### Dataset section:
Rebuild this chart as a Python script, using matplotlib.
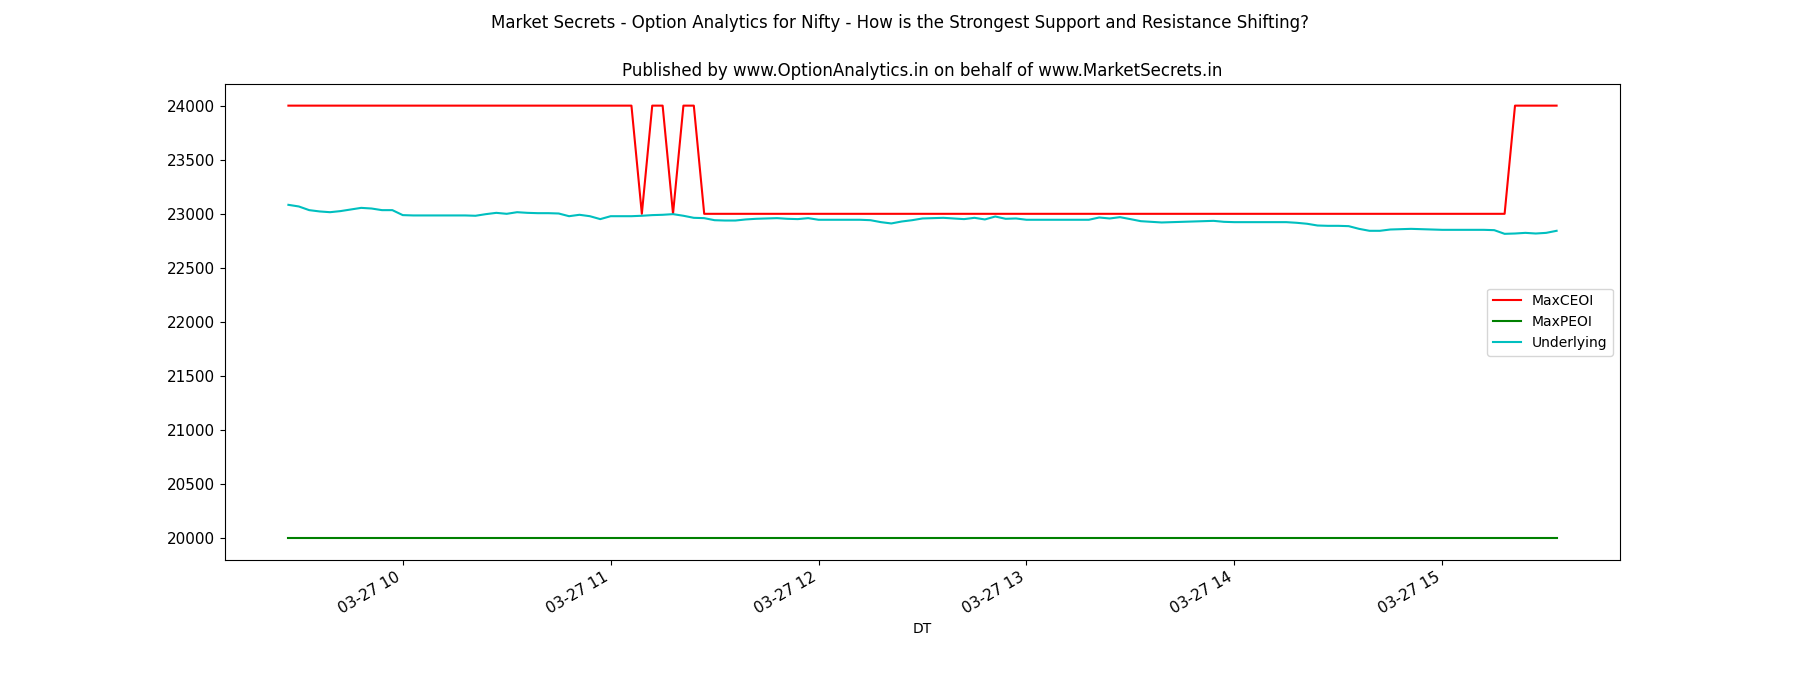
import numpy as np
import pandas as pd
import matplotlib
matplotlib.use("Agg")
import matplotlib.pyplot as plt
import matplotlib.dates as mdates

# 3-minute snapshots on 27 March, 09:27 -> 15:33
times = pd.date_range("2025-03-27 09:27", "2025-03-27 15:33", freq="3min")

max_ceoi = ([24000] * 34 + [23000] + [24000] * 2 + [23000] + [24000] * 2
            + [23000] * 78 + [24000] * 5)

max_peoi = [20000] * 123

underlying = [
    23083, 23068, 23034, 23022, 23015, 23025, 23040, 23055, 23049, 23034,
    23034, 22988, 22985, 22985, 22985, 22985, 22985, 22985, 22982, 22997,
    23009, 23000, 23015, 23009, 23006, 23006, 23003, 22978, 22991, 22978,
    22951, 22978, 22978, 22978, 22982, 22988, 22991, 22997, 22982, 22963,
    22960, 22941, 22938, 22938, 22948, 22954, 22957, 22960, 22954, 22951,
    22960, 22945, 22945, 22945, 22945, 22945, 22941, 22923, 22911, 22929,
    22941, 22957, 22960, 22963, 22957, 22951, 22963, 22948, 22975, 22954,
    22957, 22945, 22945, 22945, 22945, 22945, 22945, 22945, 22966, 22957,
    22969, 22951, 22932, 22926, 22920, 22923, 22926, 22929, 22932, 22935,
    22926, 22923, 22923, 22923, 22923, 22923, 22923, 22917, 22908, 22892,
    22889, 22889, 22886, 22861, 22843, 22843, 22855, 22858, 22861, 22858,
    22855, 22852, 22852, 22852, 22852, 22852, 22849, 22815, 22818, 22824,
    22818, 22824, 22843,
]

fig, ax = plt.subplots(figsize=(18, 7), dpi=100)
ax.plot(times, max_ceoi, color="r", label="MaxCEOI")
ax.plot(times, max_peoi, color="g", label="MaxPEOI")
ax.plot(times, underlying, color="c", label="Underlying")

ax.xaxis.set_major_locator(mdates.HourLocator())
ax.xaxis.set_major_formatter(mdates.DateFormatter("%m-%d %H"))
ax.tick_params(axis="both", labelsize=11)
ax.set_xlabel("DT")
ax.legend(loc="center right")
ax.set_title("Published by www.OptionAnalytics.in on behalf of www.MarketSecrets.in", fontsize=12)
fig.suptitle("Market Secrets - Option Analytics for Nifty - How is the Strongest Support and Resistance Shifting?", fontsize=12)
fig.autofmt_xdate()

fig.savefig("out.png", dpi=100)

### What is being asked:
Go through the listing above and quote it exactly, apart from its images.

### Written answer:
Rebuild this chart as a Python script, using matplotlib.
import numpy as np
import pandas as pd
import matplotlib
matplotlib.use("Agg")
import matplotlib.pyplot as plt
import matplotlib.dates as mdates

# 3-minute snapshots on 27 March, 09:27 -> 15:33
times = pd.date_range("2025-03-27 09:27", "2025-03-27 15:33", freq="3min")

max_ceoi = ([24000] * 34 + [23000] + [24000] * 2 + [23000] + [24000] * 2
            + [23000] * 78 + [24000] * 5)

max_peoi = [20000] * 123

underlying = [
    23083, 23068, 23034, 23022, 23015, 23025, 23040, 23055, 23049, 23034,
    23034, 22988, 22985, 22985, 22985, 22985, 22985, 22985, 22982, 22997,
    23009, 23000, 23015, 23009, 23006, 23006, 23003, 22978, 22991, 22978,
    22951, 22978, 22978, 22978, 22982, 22988, 22991, 22997, 22982, 22963,
    22960, 22941, 22938, 22938, 22948, 22954, 22957, 22960, 22954, 22951,
    22960, 22945, 22945, 22945, 22945, 22945, 22941, 22923, 22911, 22929,
    22941, 22957, 22960, 22963, 22957, 22951, 22963, 22948, 22975, 22954,
    22957, 22945, 22945, 22945, 22945, 22945, 22945, 22945, 22966, 22957,
    22969, 22951, 22932, 22926, 22920, 22923, 22926, 22929, 22932, 22935,
    22926, 22923, 22923, 22923, 22923, 22923, 22923, 22917, 22908, 22892,
    22889, 22889, 22886, 22861, 22843, 22843, 22855, 22858, 22861, 22858,
    22855, 22852, 22852, 22852, 22852, 22852, 22849, 22815, 22818, 22824,
    22818, 22824, 22843,
]

fig, ax = plt.subplots(figsize=(18, 7), dpi=100)
ax.plot(times, max_ceoi, color="r", label="MaxCEOI")
ax.plot(times, max_peoi, color="g", label="MaxPEOI")
ax.plot(times, underlying, color="c", label="Underlying")

ax.xaxis.set_major_locator(mdates.HourLocator())
ax.xaxis.set_major_formatter(mdates.DateFormatter("%m-%d %H"))
ax.tick_params(axis="both", labelsize=11)
ax.set_xlabel("DT")
ax.legend(loc="center right")
ax.set_title("Published by www.OptionAnalytics.in on behalf of www.MarketSecrets.in", fontsize=12)
fig.suptitle("Market Secrets - Option Analytics for Nifty - How is the Strongest Support and Resistance Shifting?", fontsize=12)
fig.autofmt_xdate()

fig.savefig("out.png", dpi=100)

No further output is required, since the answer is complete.